The case: On a different note, there has been some success for those claiming against disability discrimination. This was the case of Linsley v Commissioners for HMRC.
The facts: A disabled employee suffered a condition that was worsened by stress, and the main source of this stress was looking for a suitable partaking space at work. Thus, it was recommended that she had a dedicated space, and, initially, her employer provided one. However, when her job moved location, this space disappeared, and it was suggested that she parked on the disabled bays or a temporarily controlled zone that required her to move her car later in the day. Although company policy mandated that priority be given to staff requiring accessible parking spaces, the employee found the time looking for a space to be stressful and took her case to the Employment Tribunal on the grounds of disability discrimination.
The Tribunal: Although the Tribunal found that the employer had failed to meet the company’s policy when not providing parking space, the employee’s claim was dismissed, and it was concluded that the policy was not an enforceable contractual right. Moreover, the Tribunal did not believe that reserving a parking space specifically for the claimant was the best solution for her issue. Thus, the employee appealed against this decision.

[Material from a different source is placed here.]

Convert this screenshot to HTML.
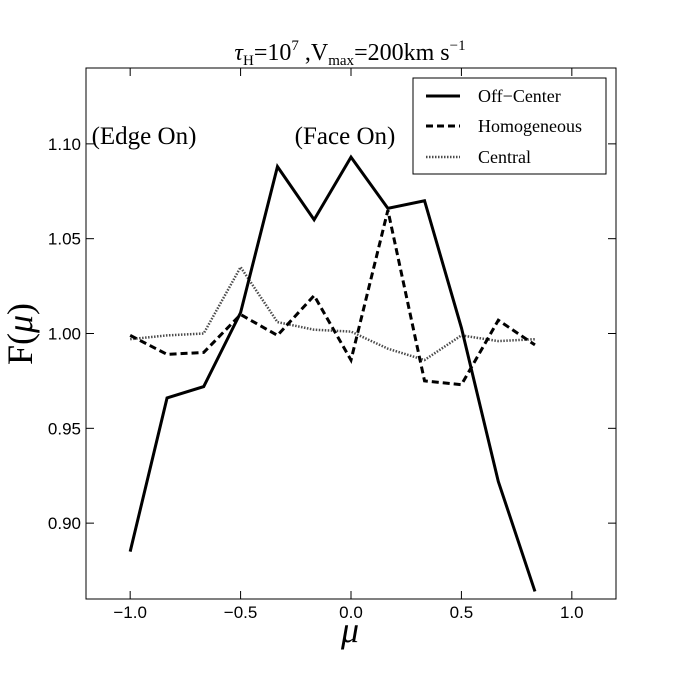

The Appeal: The Employment Appeal Tribunal called for the claim to be reconsidered, finding that the only reason her employer had for failing to comply with the policy was a lack of awareness that it existed. If an employer did not want to comply with the policy, they would need a better reason to justify this. Reports confirmed that looking for a space was a source of stress for the employee, and, although the initial Tribunal was reasonable in stating that a dedicated parking space was not the only option, all the alternative potions did not address the specific disadvantage caused to the employee. Therefore, a ‘reasonable adjustment’ needs to be made when a practice or criterion of employment places a disabled employee at a disadvantage in comparisons to others, and employers are required to take steps to avoid this disadvantage.
Having come across some examples of disability discrimination in modern society, it is now time to question how it can be challenged as we move into a new year. Considering whether legislatures need to revise the law, or if a rise in the court action is needed to hold those guilty of discrimination to account, are good places to start. In the workplace, in services and, perhaps, in general, a change in attitude is required, so that we can better recognise disability discrimination and not always rely on the legislation that is in place – remembering that all laws need to be followed and enforced in order to be effective.